Thermaltake to the rescue?

We have it on good authority that ATI would love to use the same sort of cooling package that Nvidia employs but it's simply not possible: the X1900 produces too much heat. Take it from us, a pair of high-end ATI cards in CrossFire is nigh-on unbearable unless you wear close-fitting headphones, and this gives the graphics card manufacturers a conundrum. The X1900 is, as we've said, a fine graphics chip but the cooling is a nightmare that detracts from the appeal of the graphics card. Sapphire has come up with a novel solution in the shape of a liquid cooling package from Thermaltake that is pre-installed on a Radeon X1900 XTX. This is the Tide Water mini system and it's exclusive to Sapphire for the time being.

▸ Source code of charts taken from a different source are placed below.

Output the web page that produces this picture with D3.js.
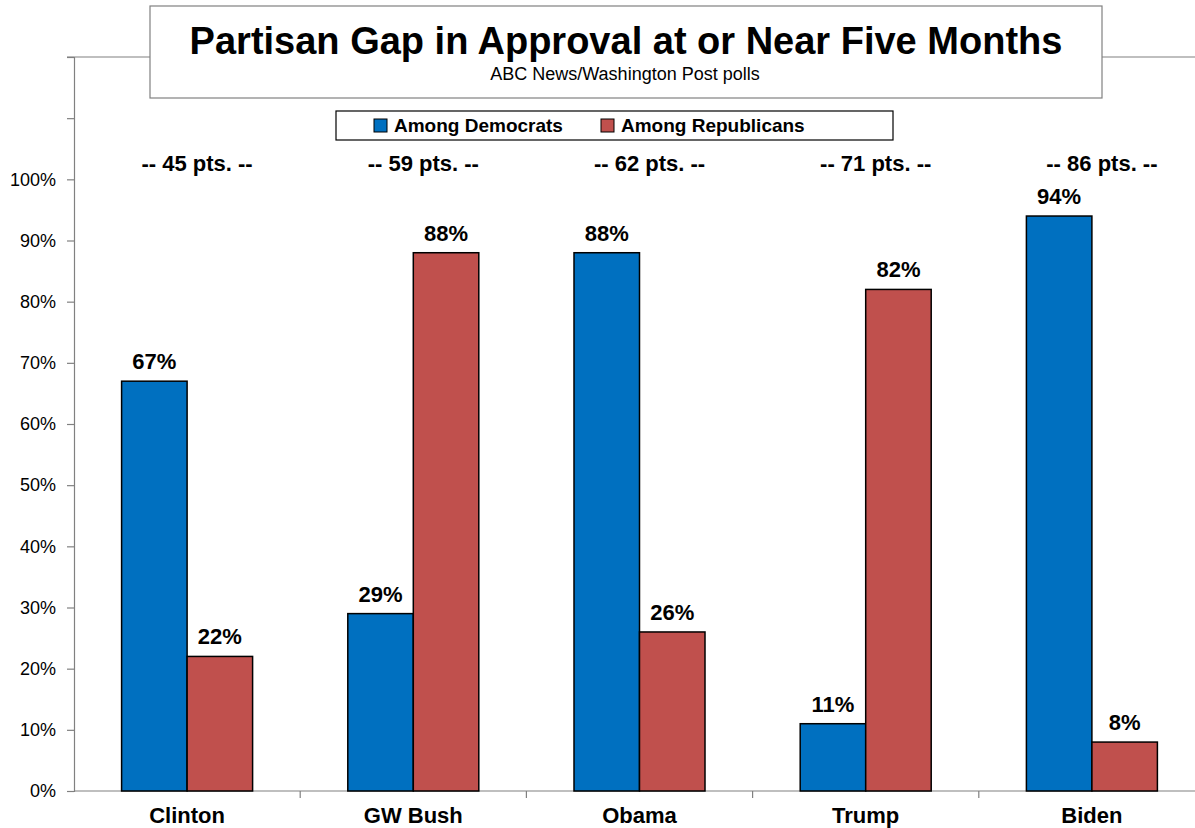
<!DOCTYPE html>
<html>
<head>
<meta charset="utf-8">
<script src="https://cdn.jsdelivr.net/npm/d3@7"></script>
<style>
  body { margin: 0; background: #fff; }
  text { font-family: "Liberation Sans", Arial, sans-serif; }
</style>
</head>
<body>
<script>
// chart data
var presidents = ["Clinton", "GW Bush", "Obama", "Trump", "Biden"];
var democrats = [67, 29, 88, 11, 94];
var republicans = [22, 88, 26, 82, 8];
var gaps = [45, 59, 62, 71, 86];
var series = ["Among Democrats", "Among Republicans"];
var colors = ["#0070C0", "#C0504D"];
var yTicks = [0, 10, 20, 30, 40, 50, 60, 70, 80, 90, 100, 110, 120];

var svg = d3.select("body").append("svg")
    .attr("width", 1195)
    .attr("height", 828);

var x = d3.scaleBand()
    .domain(presidents)
    .range([74, 1205]);

var inner = d3.scaleBand()
    .domain(series)
    .range([0, 131])
    .padding(0);

var y = d3.scaleLinear()
    .domain([0, 120])
    .range([791, 57]);

// top border line of plot area
svg.append("line")
    .attr("x1", 67).attr("x2", 1195)
    .attr("y1", y(120)).attr("y2", y(120))
    .attr("stroke", "#808080").attr("stroke-width", 1.2);

// y axis
var yAxis = svg.append("g")
    .attr("transform", "translate(74,0)")
    .call(d3.axisLeft(y).tickValues(yTicks).tickSize(7)
        .tickFormat(function(d) { return d <= 100 ? d + "%" : ""; }));
yAxis.select(".domain").attr("stroke", "#808080").attr("stroke-width", 1.2);
yAxis.selectAll(".tick line").attr("stroke", "#808080").attr("stroke-width", 1.2);
yAxis.selectAll(".tick text")
    .attr("x", -18)
    .attr("font-size", 18)
    .attr("font-family", "Liberation Sans, Arial, sans-serif")
    .attr("fill", "#000");

// x axis
svg.append("line")
    .attr("x1", 74).attr("x2", 1195)
    .attr("y1", 791).attr("y2", 791)
    .attr("stroke", "#808080").attr("stroke-width", 1.2);
svg.selectAll(".xtick")
    .data(presidents.slice(1))
    .enter().append("line")
    .attr("x1", function(d) { return x(d); })
    .attr("x2", function(d) { return x(d); })
    .attr("y1", 791).attr("y2", 798)
    .attr("stroke", "#808080").attr("stroke-width", 1.2);

svg.selectAll(".xlabel")
    .data(presidents)
    .enter().append("text")
    .attr("x", function(d) { return x(d) + x.bandwidth() / 2; })
    .attr("y", 823)
    .attr("text-anchor", "middle")
    .attr("font-weight", "bold")
    .attr("font-size", 22)
    .text(function(d) { return d; });

// bars
var rows = presidents.map(function(p, i) {
    return { name: p, values: [democrats[i], republicans[i]], gap: gaps[i] };
});

var groups = svg.selectAll(".group")
    .data(rows)
    .enter().append("g")
    .attr("transform", function(d) {
        return "translate(" + (x(d.name) + (x.bandwidth() - 131) / 2) + ",0)";
    });

groups.selectAll("rect")
    .data(function(d) { return d.values; })
    .enter().append("rect")
    .attr("x", function(d, i) { return inner(series[i]); })
    .attr("y", function(d) { return y(d); })
    .attr("width", inner.bandwidth())
    .attr("height", function(d) { return 791 - y(d); })
    .attr("fill", function(d, i) { return colors[i]; })
    .attr("stroke", "#000")
    .attr("stroke-width", 1.5);

groups.selectAll(".val")
    .data(function(d) { return d.values; })
    .enter().append("text")
    .attr("x", function(d, i) { return inner(series[i]) + inner.bandwidth() / 2; })
    .attr("y", function(d) { return y(d) - 12; })
    .attr("text-anchor", "middle")
    .attr("font-family", "Lato, 'Open Sans', sans-serif")
    .attr("font-weight", "bold")
    .attr("font-size", 22)
    .text(function(d) { return d + "%"; });

// gap labels
svg.selectAll(".gap")
    .data(rows)
    .enter().append("text")
    .attr("x", function(d) { return x(d.name) + x.bandwidth() / 2 + 10; })
    .attr("y", 171)
    .attr("text-anchor", "middle")
    .attr("font-family", "Lato, 'Open Sans', sans-serif")
    .attr("font-weight", "bold")
    .attr("font-size", 22)
    .text(function(d) { return "-- " + d.gap + " pts. --"; });

// title box
svg.append("rect")
    .attr("x", 150).attr("y", 6)
    .attr("width", 952).attr("height", 92)
    .attr("fill", "#fff")
    .attr("stroke", "#808080").attr("stroke-width", 1.2);
svg.append("text")
    .attr("x", 626).attr("y", 54)
    .attr("text-anchor", "middle")
    .attr("font-weight", "bold")
    .attr("font-size", 38)
    .text("Partisan Gap in Approval at or Near Five Months");
svg.append("text")
    .attr("x", 625).attr("y", 80)
    .attr("text-anchor", "middle")
    .attr("font-size", 18)
    .text("ABC News/Washington Post polls");

// legend
var legend = svg.append("g");
legend.append("rect")
    .attr("x", 336).attr("y", 111)
    .attr("width", 557).attr("height", 29)
    .attr("fill", "#fff")
    .attr("stroke", "#000").attr("stroke-width", 1.2);
var legendX = [374, 601];
series.forEach(function(s, i) {
    legend.append("rect")
        .attr("x", legendX[i]).attr("y", 119)
        .attr("width", 13).attr("height", 13)
        .attr("fill", colors[i])
        .attr("stroke", "#000").attr("stroke-width", 1);
    legend.append("text")
        .attr("x", legendX[i] + 20).attr("y", 132)
        .attr("font-weight", "bold")
        .attr("font-size", 19)
        .text(s);
});
</script>
</body>
</html>
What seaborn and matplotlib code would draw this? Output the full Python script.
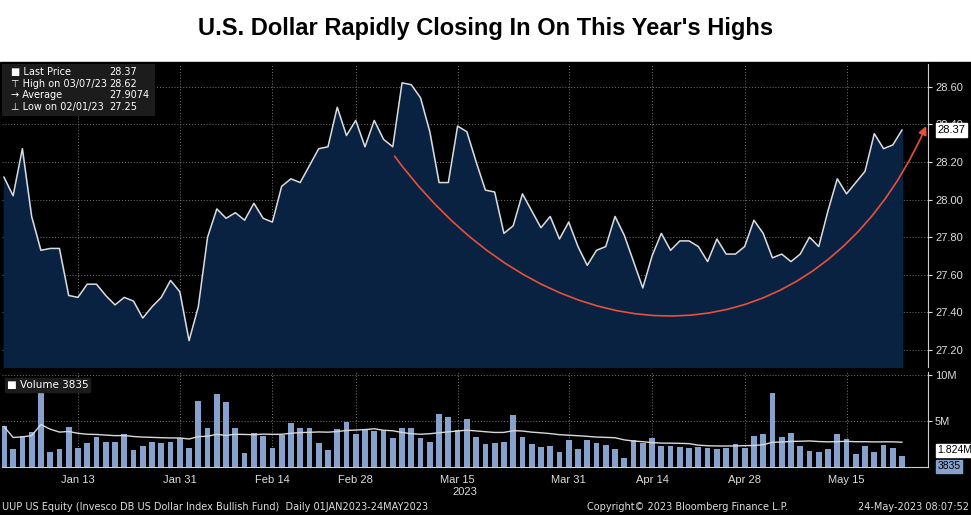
import numpy as np
import pandas as pd
import matplotlib
matplotlib.use('Agg')
import matplotlib.pyplot as plt
import seaborn as sns
from matplotlib.path import Path
from matplotlib.patches import FancyArrowPatch

# trading days Jan 3 - May 23, 2023
dates = pd.bdate_range('2023-01-03', '2023-05-23')
dates = dates[~dates.isin(pd.to_datetime(['2023-01-16', '2023-02-20', '2023-04-07']))]

price = [28.12, 28.02, 28.27, 27.91, 27.73, 27.74, 27.74, 27.49, 27.48, 27.55,
         27.55, 27.49, 27.44, 27.48, 27.46, 27.37, 27.43, 27.48, 27.57, 27.51,
         27.25, 27.43, 27.80, 27.95, 27.90, 27.93, 27.89, 27.98, 27.90, 27.88,
         28.07, 28.11, 28.09, 28.18, 28.27, 28.28, 28.49, 28.34, 28.42, 28.28,
         28.42, 28.32, 28.28, 28.62, 28.61, 28.54, 28.36, 28.09, 28.09, 28.39,
         28.36, 28.20, 28.05, 28.04, 27.82, 27.86, 28.03, 27.94, 27.85, 27.91,
         27.79, 27.88, 27.75, 27.65, 27.73, 27.75, 27.91, 27.81, 27.67, 27.53,
         27.70, 27.82, 27.73, 27.78, 27.78, 27.75, 27.67, 27.79, 27.71, 27.71,
         27.75, 27.89, 27.82, 27.69, 27.71, 27.67, 27.71, 27.80, 27.75, 27.94,
         28.11, 28.03, 28.09, 28.15, 28.35, 28.27, 28.29, 28.37]

volume_m = [4.4, 2.0, 3.4, 3.8, 9.4, 1.6, 1.9, 4.3, 2.1, 2.6,
            3.3, 2.7, 2.7, 3.6, 1.8, 2.3, 2.7, 2.6, 2.7, 3.1,
            2.1, 7.2, 4.2, 7.9, 7.0, 4.2, 1.5, 3.7, 3.4, 2.1,
            3.5, 4.8, 4.2, 4.2, 2.6, 1.8, 4.1, 4.9, 3.6, 4.1,
            3.9, 4.0, 3.1, 4.2, 4.2, 3.1, 2.7, 5.7, 5.4, 4.0,
            5.2, 3.2, 2.5, 2.6, 2.7, 5.6, 3.3, 2.5, 2.2, 2.3,
            1.6, 2.9, 1.9, 2.9, 2.6, 2.4, 2.0, 1.0, 2.9, 2.6,
            3.1, 2.3, 2.3, 2.2, 2.1, 2.2, 2.1, 2.0, 2.1, 2.5,
            2.1, 3.4, 3.6, 8.0, 3.3, 3.7, 2.3, 1.7, 1.6, 1.9,
            3.6, 3.0, 1.4, 2.3, 1.6, 2.4, 2.1, 1.2]

tick_labels = ['Jan 13', 'Jan 31', 'Feb 14', 'Feb 28', 'Mar 15',
               'Mar 31', 'Apr 14', 'Apr 28', 'May 15']
tick_dates = ['2023-01-13', '2023-01-31', '2023-02-14', '2023-02-28', '2023-03-15',
              '2023-03-31', '2023-04-14', '2023-04-28', '2023-05-15']

df = pd.DataFrame({'date': dates, 'price': price, 'vol': volume_m})
df['idx'] = np.arange(len(df))
df['vol_ma'] = df['vol'].rolling(20, min_periods=1).mean()
tick_pos = [int(np.where(dates == pd.Timestamp(d))[0][0]) for d in tick_dates]

sns.set_style('dark')
plt.rcParams['font.family'] = ['Liberation Sans', 'DejaVu Sans']

fig = plt.figure(figsize=(9.71, 5.15), dpi=100)
fig.patch.set_facecolor('white')
fig.add_artist(plt.Rectangle((0, 0), 1, 1 - 62 / 515, transform=fig.transFigure,
                             color='black', zorder=0))
fig.text(0.5, 0.945, "U.S. Dollar Rapidly Closing In On This Year's Highs",
         ha='center', va='center', fontsize=17, fontweight='bold', color='black')

W, H = 971, 515
ax = fig.add_axes([2 / W, 1 - 367 / H, (928 - 2) / W, (367 - 64) / H])
axv = fig.add_axes([2 / W, 1 - 467 / H, (928 - 2) / W, (467 - 372) / H])

xmin, xmax = -0.2, 99.8
grid_kw = dict(color='#777777', linestyle=(0, (1, 2)), linewidth=0.7)

# price panel
ax.set_facecolor('black')
ax.fill_between(df['idx'], df['price'], 27.0, color='#0a2242', zorder=1)
sns.lineplot(data=df, x='idx', y='price', ax=ax, color='#dcdcdc', linewidth=1.1, zorder=2)
ax.set_xlim(xmin, xmax)
ax.set_ylim(27.11, 28.72)
ax.yaxis.tick_right()
ax.set_yticks([27.2, 27.4, 27.6, 27.8, 28.0, 28.2, 28.4, 28.6])
ax.set_yticklabels(['27.20', '27.40', '27.60', '27.80', '28.00', '28.20', '28.40', '28.60'])
ax.set_xticks(tick_pos)
ax.set_xticklabels([])
ax.tick_params(axis='y', colors='#dddddd', labelsize=8, length=3, pad=2)
ax.tick_params(axis='x', length=0)
ax.grid(True, **grid_kw)
ax.set_xlabel('')
ax.set_ylabel('')
for s in ['top', 'left', 'bottom']:
    ax.spines[s].set_visible(False)
ax.spines['right'].set_color('#cccccc')
ax.text(1.01, 28.37, '28.37', transform=ax.get_yaxis_transform(), va='center', ha='left',
        fontsize=8, color='black', zorder=5,
        bbox=dict(boxstyle='square,pad=0.15', fc='white', ec='white'))

# red curved arrow
verts = [(42.2, 28.23), (60, 27.05), (88, 27.1), (99.6, 28.39)]
path = Path(verts, [Path.MOVETO, Path.CURVE4, Path.CURVE4, Path.CURVE4])
arrow = FancyArrowPatch(path=path, arrowstyle='-|>,head_length=5,head_width=2.5',
                        color='#e8503a', linewidth=1.2, zorder=4)
ax.add_patch(arrow)

# legend block
lg = ax.inset_axes([0.0, 0.83, 0.165, 0.17])
lg.set_facecolor('#1c1c1c')
lg.set_xticks([])
lg.set_yticks([])
for s in lg.spines.values():
    s.set_visible(False)
rows = [('\u25A0 Last Price', '28.37'), ('\u22A4 High on 03/07/23', '28.62'),
        ('\u2192 Average', '27.9074'), ('\u22A5 Low on 02/01/23', '27.25')]
for i, (a, b) in enumerate(rows):
    yy = 0.85 - i * 0.23
    lg.text(0.06, yy, a, color='white', fontsize=7, va='center', family=['DejaVu Sans'])
    lg.text(0.7, yy, b, color='white', fontsize=7, va='center', family=['DejaVu Sans'])

# volume panel
axv.set_facecolor('black')
sns.barplot(data=df, x='idx', y='vol', ax=axv, color='#86a2cc', width=0.62,
            saturation=1, native_scale=True, linewidth=0)
sns.lineplot(data=df, x='idx', y='vol_ma', ax=axv, color='#d8d8d8', linewidth=1.0)
axv.set_xlim(xmin, xmax)
axv.set_ylim(0, 10.3)
axv.yaxis.tick_right()
axv.set_yticks([5, 10])
axv.set_yticklabels(['5M', '10M'])
axv.set_xticks(tick_pos)
axv.set_xticklabels(tick_labels)
axv.tick_params(axis='y', colors='#dddddd', labelsize=8, length=3, pad=2)
axv.tick_params(axis='x', colors='#dddddd', labelsize=8, length=3, pad=3)
axv.grid(True, **grid_kw)
axv.set_xlabel('2023', color='#dddddd', fontsize=8, labelpad=1)
axv.set_ylabel('')
for s in ['top', 'left']:
    axv.spines[s].set_visible(False)
axv.spines['right'].set_color('#cccccc')
axv.spines['bottom'].set_color('#cccccc')
axv.text(1.01, 1.824, '1.824M', transform=axv.get_yaxis_transform(), va='center', ha='left',
         fontsize=7.5, color='black',
         bbox=dict(boxstyle='square,pad=0.15', fc='white', ec='white'))
axv.text(1.01, 0.1, '3835', transform=axv.get_yaxis_transform(), va='center', ha='left',
         fontsize=7.5, color='black',
         bbox=dict(boxstyle='square,pad=0.15', fc='#86a2cc', ec='#86a2cc'))
axv.text(0.005, 0.86, '\u25A0 Volume 3835', transform=axv.transAxes, fontsize=7.5,
         color='white', va='center', family=['DejaVu Sans'],
         bbox=dict(boxstyle='square,pad=0.2', fc='#1c1c1c', ec='#1c1c1c'))

# footer
fig.text(2 / W, 1 - 507 / H, 'UUP US Equity (Invesco DB US Dollar Index Bullish Fund)  Daily 01JAN2023-24MAY2023',
         color='#dddddd', fontsize=7, va='center', family=['DejaVu Sans'])
fig.text(0.605, 1 - 507 / H, 'Copyright\u00a9 2023 Bloomberg Finance L.P.',
         color='#dddddd', fontsize=7, va='center', family=['DejaVu Sans'])
fig.text(0.998, 1 - 507 / H, '24-May-2023 08:07:52', color='#dddddd', fontsize=7,
         va='center', ha='right', family=['DejaVu Sans'])

fig.savefig('out.png', dpi=100, facecolor=fig.get_facecolor())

sapphire blizzard radeon x1900 xtx

The graphics card looks amazingly spartan without the conventional heatsink, duct and fan, and instead has tiny finned coolers on the memory chips and a water block on the GPU. Two 1cm-diameter rubber hoses carry coolant to the cooling module which plugs into a PCI slot to hold it in place. The PCI slot doesn't have any electrical function as the Tide Water cooler connects to a four-pin Molex connector to power the fan and pump. Although the Blizzard card that we tested uses a conventional double-slot bracket this is completely unnecessary and Sapphire is talking about including the option of a single bracket or a way of mounting the Tide Water module on the bracket, but right now this is, in total, a three-slot design.

The hoses are long enough and flexible enough to allow you to plug the two parts of the package in whichever slots you like on your motherboard. Incidentally, the Tide Water mini looks very similar to a Leadtek FX5900 that we saw back in 2003.

There's a switch on the cooler so you can select a low or high speed for the fan as it draws air from inside the case and forces it through the copper cooler. The Low setting gives a fan speed of 2,000rpm and a claimed noise level of 18dBA, while the High setting of 2,500rpm gives a level of 26dBA, which is about eight times louder. We did our testing on the low setting, and the Blizzard remained nice and cool. The card was noticeably quieter than a regular X1900. On High, however, the Blizzard sounded much like an air-cooled X1900, which makes it rather pointless.

In fact, it's worse than that because the Low/High switch is inside the case where you can't reach it and the ATI Catalyst drivers don't control the Tide Water unit as the fan is on a dumb switch. An air-cooled X1900 only spins up to full speed when it is under load but the Blizzard will work at the same speed no matter what you're doing.